衆議院選挙が終了し、街宣車がうるさい時期がようやく終わりました。
候補者連中の主張を聴いていると、思いの外消費税の減税や廃止を訴える声が多い。たしかに消費税の痛税感は強い。私自身、消費税の納付には頭を抱える。実際問題、私が年間に納付する消費税は100万を超えており、住民税の納付とともに資金繰りを悪化させている。
それでも21世紀の日本の国家財政を支える大きな柱として消費税は重要だと考えている。参考までに記すと、令和5年の日本政府の国家歳入の第一位は消費税であり、次に法人税、所得税である。
消費税は流通段階での課税であり、税負担者(消費者)と納税義務者(事業者)とが異なる大型間接税だ。一方、法人税と所得税は、会社及び個人の稼ぎに対する個別課税であり、直接税である。
高齢化と少子化による人口減少は、必然的に日本経済全体を縮小させる。つまり儲けに対する課税は漸次現象傾向にある。もう日本は衰退期に差し掛かっているのだ。
しかし、蓄積された資本は膨大な利子配当収入を獲得できる。社会資本の充実は安定した社会を築き上げ、国外からの観光客を呼び寄せる。
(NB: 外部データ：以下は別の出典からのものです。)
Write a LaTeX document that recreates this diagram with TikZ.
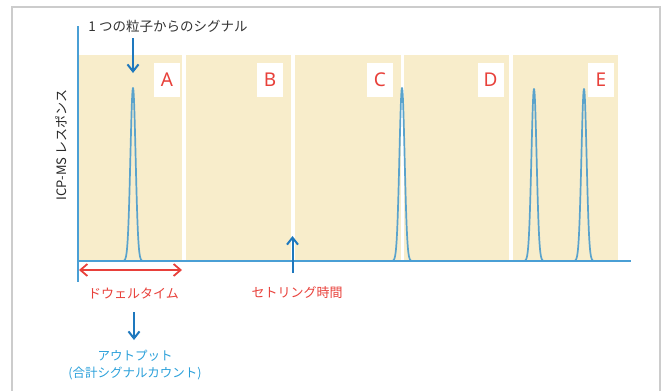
\documentclass[tikz,border=0pt]{standalone}
\usepackage{fontspec}
\newfontfamily\jp{Noto Sans CJK JP}
\newfontfamily\lat{Noto Sans}
\usetikzlibrary{arrows.meta}
\definecolor{beige}{HTML}{F8EDCB}
\definecolor{axisblue}{HTML}{4A9FD5}
\definecolor{arrblue}{HTML}{1E78BE}
\definecolor{peakblue}{HTML}{5AA3CC}
\definecolor{lred}{HTML}{E8403A}
\definecolor{tblue}{HTML}{2BA0DA}
\definecolor{frame}{HTML}{CCCCCC}
\tikzset{
  panel/.style={fill=beige, draw=none},
  letterbox/.style={fill=white, minimum width=26pt, minimum height=34pt, inner sep=0pt, text=lred, font=\lat\fontsize{19}{19}\selectfont},
  axis/.style={draw=axisblue, line width=1.8pt},
  peak/.style={draw=peakblue, line width=1.7pt},
  bluearrow/.style={draw=arrblue, line width=2pt, -{Straight Barb[length=7pt,width=11pt]}},
  redarrow/.style={draw=lred, line width=1.8pt, {Straight Barb[length=7pt,width=12pt]}-{Straight Barb[length=7pt,width=12pt]}},
  lbl/.style={inner sep=0pt, font=\jp\fontsize{13}{14}\selectfont}
}
\begin{document}
\begin{tikzpicture}[x=1pt,y=-1pt]
\useasboundingbox (0,0) rectangle (665,391);
% frame
\draw[frame, line width=1.5pt] (12,395) -- (12,7) -- (660,7) -- (660,395);
% panels
\fill[beige] (78,55) rectangle (182,261);
\fill[beige] (186,55) rectangle (290.5,261);
\fill[beige] (295,55) rectangle (400.5,261);
\fill[beige] (404,55) rectangle (509,261);
\fill[beige] (513,55) rectangle (618,261);
% letter boxes
\node[letterbox] (A) at (167,80) {A};
\node[letterbox] (B) at (270,80) {B};
\node[letterbox] (C) at (380,80) {C};
\node[letterbox] (D) at (490.5,80) {D};
\node[letterbox] (E) at (601,80) {E};
% peaks
\foreach \c/\t in {133/88, 402/88, 534/89, 584/89}{
  \draw[peak] plot[domain=-9:9, samples=80, smooth] ({\c+\x},{261-(261-\t)*exp(-\x*\x/13.5)});
}
% axes
\coordinate (o) at (78,261);
\coordinate (ytop) at (78,26);
\coordinate (ybot) at (78,282);
\coordinate (xend) at (631,261);
\draw[axis] (ytop) -- (ybot);
\draw[axis] (o) -- (xend);
% y label
\node[lbl, rotate=90, text=black!85] (ylab) at (61,145) {ICP-MS レスポンス};
% top label and arrow
\node[lbl, text=black!80, font=\jp\fontsize{13.5}{15}\selectfont] (sig) at (168,26) {1 つの粒子からのシグナル};
\coordinate (sigs) at (133,38);
\coordinate (sige) at (133,73);
\draw[bluearrow] (sigs) -- (sige);
% dwell time
\coordinate (dl) at (79,270);
\coordinate (dr) at (182,270);
\draw[redarrow] (dl) -- (dr);
\node[lbl, text=lred] (dwell) at (133.5,293) {ドウェルタイム};
% settling
\coordinate (ss) at (292.5,273);
\coordinate (se) at (292.5,236);
\draw[bluearrow] (ss) -- (se);
\node[lbl, text=lred] (settle) at (297,293) {セトリング時間};
% output
\coordinate (os) at (134,312);
\coordinate (oe) at (134,340);
\draw[bluearrow] (os) -- (oe);
\node[lbl, text=tblue, align=center, font=\jp\fontsize{12.5}{17.5}\selectfont] (out) at (135,365) {アウトプット\\(合計シグナルカウント)};
\end{tikzpicture}
\end{document}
特に食に対するタブーの少ない社会であるが故に、飲食店はバラエティに富み、日本独特の味を客に提供できる。
それゆえに外国人観光客は、来日しての観光目的の一つに日本での食事を上げる人は多い。それこそコンビニのお手軽フードから高級割烹店、老舗の寿司店などではお得意様となりつつある。いわゆるインバウンド需要である。
しかし、この外国人観光客は日本に直接税を納めることは稀だ。その代わりに消費税という大型間接税を払う。特にセレブと呼ばれる富裕層は、買い物よりも飲食にお金をかける傾向が強く、結果的に消費税の税収を増やす大きな要因になっている。
これは正に旧・大蔵省の頃からの税収構造の変化を見込んだ政策どおりの結果だと言える。
ただ、消費税は支払う消費者が国に税金を納めるのではなく、事業者が国への納付を代行する形になる。私もその事業者の一人だが、正直納税が辛い。その位に消費税は国の重要な財源となりつつある。
与党大敗で終わった衆議院選挙だが、消費税減税を訴える新議員は、消費税に変り得る代替財源を考えているのだろうか。某政党は大企業内部に留保されている利益に課税すると言っているが、これは単純に考えると法人税の税収に消費税の税収が加算される規模でないと難しい。
大企業は納税負担を、従業員の大規模リストラで賄う可能性があるが、それを考慮しているのか。内部留保は確かに大企業ならあると思うが、ほとんどの企業はそれを長期投資の財源と考えて、既に使っている。ただ会計処理の関係上、内部留保として算定できるだけだ。
ちなみに大企業の決算書を探してみても、内部留保なんて科目はない。資本の部に「利益剰余金」として表示されるだけで、その金額が貯金されている訳ではない。30年くらい前までは、留保金課税というものが、法人税計算の仕組みの中に取り込まれていたのは確かだ。でも、当時でさえそんなに巨額な課税ではなく、むしろあまり効果の薄い、時代に適合しない計算方法であったので廃止されたのが実情だ。
どんな計算方法で課税するのか知らないが、現行の消費税に相当する額の課税は極めて難しいと思います。仮に巨額な税となると判れば、従業員のリストラでは済まず、国外脱出もあり得る。何故なら企業は利益を求めるもので、税を納めるために存在する訳ではないからです。ましてや泡沫政治家を当選させるための方便でもありません。
安易な減税論議は信じないほうが良いですよ。